Numerify’s clients include companies such as Netflix, Coach, and McDonald’s. They use Business Intelligence and analytics tools to help their customers business manage their IT Data.
Over the course of the summer, I picked up a whole laundry list of acronyms used in the Business Intelligence (or should I say the BI) world:
RDMS – Relational Database Management System
ITSM – IT Service Management
ITPA – IT Product Analytics
SDA – Software Development Analytics
ETL – Extract Transform Load
APM – Appliance Performance Monitoring
SLA – Service Level Agreement
CSAT – Customer Satisfaction
GUID – Global Unique ID
POM – Project Object Model
REST – Representational State Transfer
CRUD – Create, read, update and delete
ER – Entity Relationship
OLTP – Online Transaction Processing
CGI – Common Gateway Interface
RDD – Resilient Distributed Datasets
HDFS – Hadoop Distributed File System
MPP – Massively Parallel Processing
RAID – Redundant Array of Independent Disks
SME – Subject Matter Expert
ROC – Receiver Operating Characteristic
Of course, learning acronyms isn’t the only thing I did 🙂
My main project was building a Machine Learning model to predict when a customer’s incident escalated. Basically, an “incident” is when something goes wrong and it gets assigned to a certain level or “tier” to be solved. If the tier it was assigned to was not enough, it gets “escalated,”i.e. pushed up to an even higher tier. My goal was to build a model that could predict when an incident would be escalated before it happened.

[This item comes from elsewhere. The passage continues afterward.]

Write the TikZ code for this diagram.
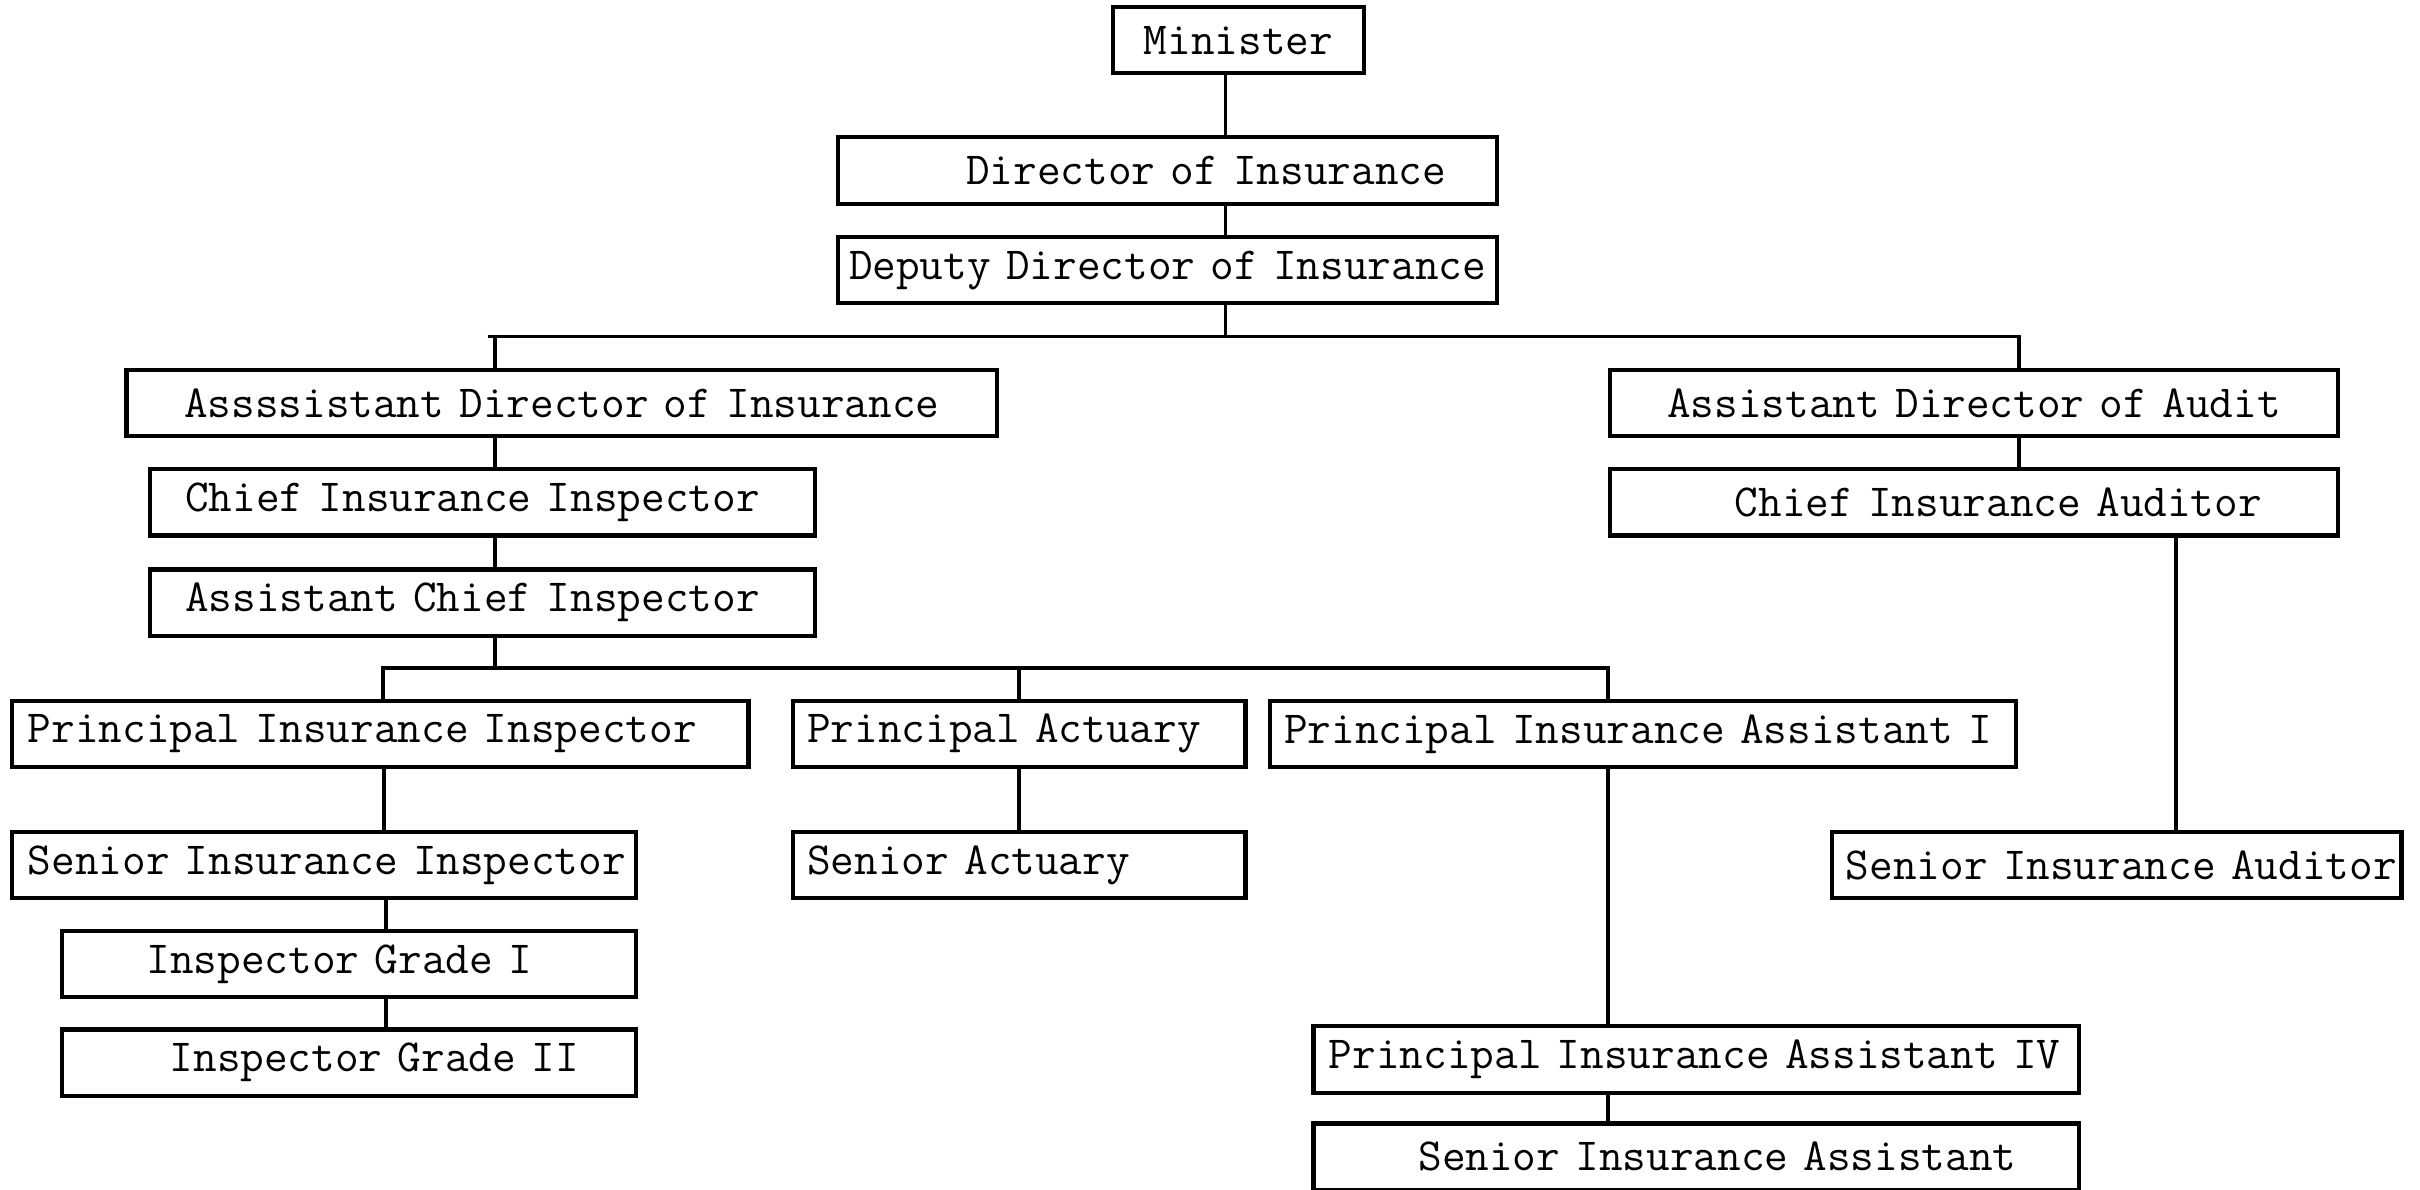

I am still super excited about this because it is actually something that real customers will get to use in the future. Though I code almost all the time, most of it is either for personal stuff just for fun, or it is for school assignments. This internship experience gave me the opportunity to create something that will be used in the industry by consumers. It is an entirely new perspective. In the past, I only had to be concerned about the efficiency and correctness of my own code and that was it. Here, I had to make sure my code integrated with pre-existing workflows and tools. There were many moving parts to creating the project, and I had to contact different teams to gather needed information and data for certain steps. It’s amazing to know that my work will be used in an actual industry setting.
I started off with raw customer data and then created a Decision Tree and Random Forest Model to predict escalations about future data. I’ve elaborated on the process of creating a model more in this post along with a tutorial!
Along the way, I got to learn about a lot of different Machine Learning topics. Whenever I’m learning something new, I’m always on the hunt for the best visuals possible (I’m a very visual learner and truly believe a picture can benefit the learning process so much)
Here are some of the best visual explanations of certain topics I found:
Gini Impurity: https://www.quora.com/What-is-the-interpretation-and-intuitive-explanation-of-Gini-impurity-in-decision-trees
Bias vs. Variance: https://elitedatascience.com/bias-variance-tradeoff
Bagging and Boosting: https://quantdare.com/what-is-the-difference-between-bagging-and-boosting/
One topic I couldn’t find good visuals for was about using the Spark Machine Learning Pipeline (perhaps because it is such a niche topic).
So I made my own!
I have elaborated a lot more on how to use these in my tutorial here: https://github.com/parmita52/machine-learning-spark-ex
Overall, I am incredibly proud of my progress and accomplishments at Numerify, and I know it was a summer well spent!